In Germany, more than one year after Chancellor Olaf Scholz’s “Zeitenwende” speech about adapting to the “turning point” represented by the Russian invasion of Ukraine, only 30 billion of the 100 billion euros promised at the time to turn around the battered German armed forces have been committed, and none have actually been spent. Meanwhile, Germany’s high inflation rate is already eating away at the fund.
“Things go slowly in Germany, which is not helped by an indecisive chancellor, a fractious coalition, and a very legalistic and bureaucratic procurement apparatus,” Witney said. “The strategic direction is still there and sincerely meant, but I think it’s just taking a hell of a long time to actually manifest itself,” he said.
For now, it’s the countries on the EU’s eastern flank that are really putting their money where their mouths are. Poland, in particular, is on track to spend 4 percent of its GDP on its military this year, more than any other NATO member. As part of its spending spree, Warsaw is purchasing 100 HIMARS rocket launchers and well over 1,000 heavy tanks, said Peer de Jong, vice president of Themiis, a security consultancy. “Poland will clearly become Europe’s largest conventional army,” he said.
But Poland’s entire defense policy revolves around deterring Russia, with Washington’s help.
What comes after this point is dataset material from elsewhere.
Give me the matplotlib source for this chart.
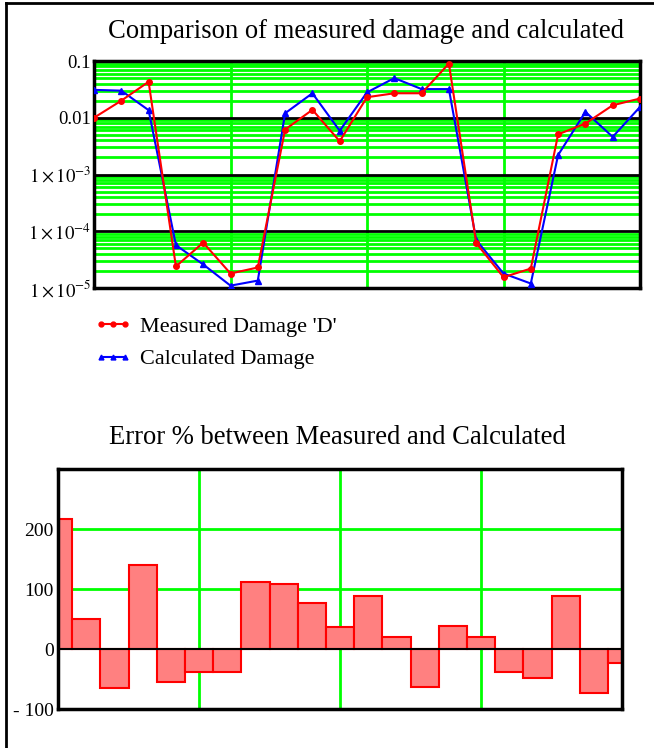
import numpy as np
import matplotlib
matplotlib.use("Agg")
import matplotlib.pyplot as plt
from matplotlib.lines import Line2D

plt.rcParams['font.family'] = ['Liberation Serif', 'DejaVu Serif']
plt.rcParams['mathtext.fontset'] = 'stix'

# sample index 0..20
idx = list(range(21))

measured = [0.010, 0.020, 0.043, 2.4e-5, 6.3e-5, 1.8e-5, 2.3e-5, 0.0062, 0.0138, 0.00385,
            0.023, 0.027, 0.027, 0.090, 6.2e-5, 1.55e-5, 2.2e-5, 0.0051, 0.0079, 0.0166,
            0.0218]
calculated = [0.031, 0.030, 0.0136, 5.7e-5, 2.6e-5, 1.1e-5, 1.35e-5, 0.012, 0.027, 0.0059,
              0.028, 0.050, 0.032, 0.032, 7.0e-5, 1.8e-5, 1.2e-5, 0.0022, 0.0127, 0.0046,
              0.0155]
error_pct = [217, 50, -65, 140, -55, -39, -39, 112, 108, 77,
             36, 89, 20, -63, 39, 20, -39, -49, 89, -73,
             -23]

log_ticks = [1e-5, 1e-4, 1e-3, 1e-2, 1e-1]
log_labels = [r'$1\times10^{-5}$', r'$1\times10^{-4}$', r'$1\times10^{-3}$', '0.01', '0.1']
err_ticks = [-100, 0, 100, 200]
err_labels = ['- 100', '0', '100', '200']

GREEN = '#00ff00'
W, H = 654, 748

fig = plt.figure(figsize=(W / 100, H / 100), dpi=100)

# outer frame lines (left and top)
fig.add_artist(Line2D([6 / W, 6 / W], [0, 1 - 3 / H], color='black', lw=2))
fig.add_artist(Line2D([6 / W, 1], [1 - 3 / H, 1 - 3 / H], color='black', lw=2))

# ---- top chart ----
ax1 = fig.add_axes([94 / W, 1 - 288 / H, 546 / W, 227 / H])
ax1.set_yscale('log')
ax1.set_xlim(0, 20)
ax1.set_ylim(1e-5, 0.1)

for dec in [1e-5, 1e-4, 1e-3, 1e-2]:
    for m in range(2, 10):
        ax1.axhline(dec * m, color=GREEN, lw=2, zorder=1)
for dec in [1e-4, 1e-3, 1e-2]:
    ax1.axhline(dec, color='black', lw=2, zorder=2)
for xv in [5, 10, 15]:
    ax1.axvline(xv, color=GREEN, lw=2, zorder=1)

ax1.plot(idx, measured, color='red', lw=1.5, marker='o', ms=4, zorder=4,
         label="Measured Damage 'D'")
ax1.plot(idx, calculated, color='blue', lw=1.5, marker='^', ms=5, zorder=3,
         label='Calculated Damage')

ax1.set_yticks(log_ticks)
ax1.set_yticklabels(log_labels)
ax1.minorticks_off()
ax1.set_xticks([])
ax1.tick_params(axis='y', length=0, pad=2, labelsize=13.5)
for sp in ax1.spines.values():
    sp.set_linewidth(2.5)

fig.text(366 / W, 1 - 31 / H, 'Comparison of measured damage and calculated',
         ha='center', va='center', fontsize=19.2)

leg = ax1.legend(loc='upper left', bbox_to_anchor=(94 / W, 1 - 316 / H),
                 bbox_transform=fig.transFigure, frameon=False, fontsize=16,
                 handlelength=1.7, handletextpad=0.37, labelspacing=0.55,
                 numpoints=3, borderaxespad=0, borderpad=0)
for h in leg.legend_handles:
    h.set_markersize(3.5)

# ---- bottom chart ----
ax2 = fig.add_axes([58 / W, 1 - 709 / H, 564 / W, 240 / H])
ax2.set_xlim(0, 20)
ax2.set_ylim(-100, 300)
for yv in [100, 200]:
    ax2.axhline(yv, color=GREEN, lw=2, zorder=1)
for xv in [5, 10, 15]:
    ax2.axvline(xv, color=GREEN, lw=2, zorder=1)

ax2.bar(idx, error_pct, width=1.0, color='#ff8080', edgecolor='red', linewidth=1.5,
        zorder=2)
ax2.axhline(0, color='black', lw=1.5, zorder=3)

ax2.set_yticks(err_ticks)
ax2.set_yticklabels(err_labels)
ax2.set_xticks([])
ax2.tick_params(axis='y', length=0, pad=3, labelsize=14)
for sp in ax2.spines.values():
    sp.set_linewidth(2.5)

fig.text(337 / W, 1 - 438 / H, 'Error % between Measured and Calculated',
         ha='center', va='center', fontsize=19.2)

fig.savefig('out.png', dpi=100)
France, which still has a strong influence on many of its former African colonies, continues to think of itself as a global power with strategic autonomy from the United States—which means keeping its fingers in many pies.
“France has global responsibilities,” Gassilloud said. “This bill gives our country the means to remain present in multiple fields and in multiple regions,” he said.
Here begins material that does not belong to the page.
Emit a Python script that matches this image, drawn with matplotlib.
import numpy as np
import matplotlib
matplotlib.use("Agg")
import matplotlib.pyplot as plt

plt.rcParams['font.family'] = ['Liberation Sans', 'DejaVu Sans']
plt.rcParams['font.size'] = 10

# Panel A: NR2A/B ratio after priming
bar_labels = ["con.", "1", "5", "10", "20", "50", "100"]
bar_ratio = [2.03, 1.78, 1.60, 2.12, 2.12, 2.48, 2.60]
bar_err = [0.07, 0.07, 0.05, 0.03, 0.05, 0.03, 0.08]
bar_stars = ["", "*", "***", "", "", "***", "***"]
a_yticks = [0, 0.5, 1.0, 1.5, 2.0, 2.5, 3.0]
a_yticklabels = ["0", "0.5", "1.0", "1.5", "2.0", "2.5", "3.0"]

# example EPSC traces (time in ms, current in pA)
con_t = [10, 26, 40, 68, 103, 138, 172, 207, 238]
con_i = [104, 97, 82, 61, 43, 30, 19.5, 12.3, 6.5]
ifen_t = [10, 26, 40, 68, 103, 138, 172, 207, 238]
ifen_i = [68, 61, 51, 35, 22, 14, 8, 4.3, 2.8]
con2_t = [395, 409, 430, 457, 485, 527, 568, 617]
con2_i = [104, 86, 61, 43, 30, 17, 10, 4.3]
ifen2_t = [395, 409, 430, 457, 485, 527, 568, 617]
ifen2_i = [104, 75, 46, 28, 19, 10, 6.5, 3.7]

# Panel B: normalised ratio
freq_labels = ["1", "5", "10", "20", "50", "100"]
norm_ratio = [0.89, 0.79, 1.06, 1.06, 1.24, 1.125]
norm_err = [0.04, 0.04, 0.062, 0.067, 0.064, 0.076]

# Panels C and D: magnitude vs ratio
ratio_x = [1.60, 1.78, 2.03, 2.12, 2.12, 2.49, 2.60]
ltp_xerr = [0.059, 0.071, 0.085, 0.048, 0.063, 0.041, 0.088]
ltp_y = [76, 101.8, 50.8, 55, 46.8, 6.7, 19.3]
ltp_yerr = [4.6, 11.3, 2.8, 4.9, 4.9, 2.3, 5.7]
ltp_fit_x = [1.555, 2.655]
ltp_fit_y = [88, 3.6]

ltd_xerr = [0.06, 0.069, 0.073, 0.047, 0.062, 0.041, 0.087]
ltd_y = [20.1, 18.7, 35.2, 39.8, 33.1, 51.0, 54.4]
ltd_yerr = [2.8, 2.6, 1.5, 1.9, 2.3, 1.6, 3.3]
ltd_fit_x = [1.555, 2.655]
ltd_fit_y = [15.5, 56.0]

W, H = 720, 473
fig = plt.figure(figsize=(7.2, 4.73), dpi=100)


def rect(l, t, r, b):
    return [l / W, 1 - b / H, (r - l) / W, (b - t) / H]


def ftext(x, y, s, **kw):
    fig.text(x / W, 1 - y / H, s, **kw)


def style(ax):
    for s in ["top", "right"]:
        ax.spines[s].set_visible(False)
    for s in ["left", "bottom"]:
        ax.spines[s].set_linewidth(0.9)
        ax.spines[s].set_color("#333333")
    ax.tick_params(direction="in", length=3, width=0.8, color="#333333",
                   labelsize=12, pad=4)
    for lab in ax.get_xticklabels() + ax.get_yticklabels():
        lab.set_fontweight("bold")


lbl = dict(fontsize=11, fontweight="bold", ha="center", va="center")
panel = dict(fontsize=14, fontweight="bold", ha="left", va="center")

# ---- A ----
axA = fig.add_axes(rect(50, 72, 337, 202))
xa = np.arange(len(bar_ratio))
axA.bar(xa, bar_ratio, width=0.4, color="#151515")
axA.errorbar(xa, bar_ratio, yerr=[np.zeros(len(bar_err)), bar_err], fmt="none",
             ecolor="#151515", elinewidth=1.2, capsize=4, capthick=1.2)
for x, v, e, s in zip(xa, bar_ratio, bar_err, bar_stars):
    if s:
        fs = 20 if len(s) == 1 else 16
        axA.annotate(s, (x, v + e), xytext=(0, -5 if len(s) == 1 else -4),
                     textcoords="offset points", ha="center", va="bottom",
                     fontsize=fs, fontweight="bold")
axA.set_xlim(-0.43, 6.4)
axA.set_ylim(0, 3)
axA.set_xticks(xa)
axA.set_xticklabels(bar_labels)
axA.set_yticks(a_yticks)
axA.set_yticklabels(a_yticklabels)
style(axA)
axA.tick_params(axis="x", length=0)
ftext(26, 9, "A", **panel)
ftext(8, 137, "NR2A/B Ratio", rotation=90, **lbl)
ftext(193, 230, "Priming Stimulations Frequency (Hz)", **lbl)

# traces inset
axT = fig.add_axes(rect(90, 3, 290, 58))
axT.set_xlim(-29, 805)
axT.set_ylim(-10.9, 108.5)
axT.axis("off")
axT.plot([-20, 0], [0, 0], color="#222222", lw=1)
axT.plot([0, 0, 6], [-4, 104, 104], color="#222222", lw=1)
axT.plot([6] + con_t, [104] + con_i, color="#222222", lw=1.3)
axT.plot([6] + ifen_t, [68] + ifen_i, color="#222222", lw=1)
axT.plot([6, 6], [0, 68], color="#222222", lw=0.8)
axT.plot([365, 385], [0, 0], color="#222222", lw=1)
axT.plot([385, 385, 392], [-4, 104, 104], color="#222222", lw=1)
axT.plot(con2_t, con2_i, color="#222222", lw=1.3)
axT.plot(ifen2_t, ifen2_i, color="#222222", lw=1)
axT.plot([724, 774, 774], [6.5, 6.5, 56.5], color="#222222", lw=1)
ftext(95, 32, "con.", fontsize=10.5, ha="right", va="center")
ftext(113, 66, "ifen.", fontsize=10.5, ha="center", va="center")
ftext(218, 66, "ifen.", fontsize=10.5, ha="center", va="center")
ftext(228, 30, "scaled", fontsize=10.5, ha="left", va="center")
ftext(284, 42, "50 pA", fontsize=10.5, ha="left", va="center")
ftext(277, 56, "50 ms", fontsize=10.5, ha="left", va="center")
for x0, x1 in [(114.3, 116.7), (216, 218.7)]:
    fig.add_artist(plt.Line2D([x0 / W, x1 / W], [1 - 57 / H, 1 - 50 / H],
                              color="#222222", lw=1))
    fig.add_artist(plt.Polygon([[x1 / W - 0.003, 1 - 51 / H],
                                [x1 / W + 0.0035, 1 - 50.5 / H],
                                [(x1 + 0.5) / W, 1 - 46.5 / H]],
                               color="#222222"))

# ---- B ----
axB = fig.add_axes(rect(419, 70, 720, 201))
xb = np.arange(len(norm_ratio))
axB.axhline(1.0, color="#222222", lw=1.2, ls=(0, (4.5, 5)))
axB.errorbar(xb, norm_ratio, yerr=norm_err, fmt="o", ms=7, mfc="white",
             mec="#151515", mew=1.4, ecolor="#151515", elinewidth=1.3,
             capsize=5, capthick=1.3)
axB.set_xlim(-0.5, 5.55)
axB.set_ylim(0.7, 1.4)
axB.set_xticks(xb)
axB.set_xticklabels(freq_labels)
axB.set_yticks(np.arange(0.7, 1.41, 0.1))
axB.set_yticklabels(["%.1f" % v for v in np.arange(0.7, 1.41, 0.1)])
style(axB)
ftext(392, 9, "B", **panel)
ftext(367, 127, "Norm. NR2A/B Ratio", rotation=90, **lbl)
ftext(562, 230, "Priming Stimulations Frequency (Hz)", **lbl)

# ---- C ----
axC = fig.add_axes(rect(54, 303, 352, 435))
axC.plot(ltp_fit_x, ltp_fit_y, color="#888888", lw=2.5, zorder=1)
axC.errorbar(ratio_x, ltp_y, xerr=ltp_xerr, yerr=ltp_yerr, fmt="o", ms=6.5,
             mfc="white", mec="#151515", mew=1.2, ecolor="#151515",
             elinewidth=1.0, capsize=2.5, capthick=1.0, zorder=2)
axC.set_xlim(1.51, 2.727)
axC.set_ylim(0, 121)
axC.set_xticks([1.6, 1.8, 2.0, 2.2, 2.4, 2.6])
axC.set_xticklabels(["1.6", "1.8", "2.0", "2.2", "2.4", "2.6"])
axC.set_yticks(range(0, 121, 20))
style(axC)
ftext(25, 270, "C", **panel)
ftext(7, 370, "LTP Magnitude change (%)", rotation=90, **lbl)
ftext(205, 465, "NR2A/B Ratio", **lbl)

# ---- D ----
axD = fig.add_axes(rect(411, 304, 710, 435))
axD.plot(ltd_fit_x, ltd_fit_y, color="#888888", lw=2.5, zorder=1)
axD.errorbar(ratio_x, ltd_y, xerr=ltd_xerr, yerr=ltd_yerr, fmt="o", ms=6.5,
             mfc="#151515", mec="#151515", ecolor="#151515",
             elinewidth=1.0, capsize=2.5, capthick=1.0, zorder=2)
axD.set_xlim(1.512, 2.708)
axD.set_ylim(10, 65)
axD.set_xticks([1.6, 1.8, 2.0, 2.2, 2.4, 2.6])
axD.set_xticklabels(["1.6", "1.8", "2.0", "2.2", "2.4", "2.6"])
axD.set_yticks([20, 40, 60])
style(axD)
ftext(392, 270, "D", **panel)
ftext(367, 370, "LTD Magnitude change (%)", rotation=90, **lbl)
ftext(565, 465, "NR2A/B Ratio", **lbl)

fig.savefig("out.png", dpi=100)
But with a new hot war on the EU’s doorstep, for France, mustering the resources to live up to its own ambitions has become even harder than before. “We feel obliged to participate in the affairs of the whole world, for which we need top-notch equipment,” Goya said. “But behind the showing off, we often find ourselves unable to do things on a big scale.”
Or, as another French defense expert put it, the French army “is like the American Army, but the bonsai version.”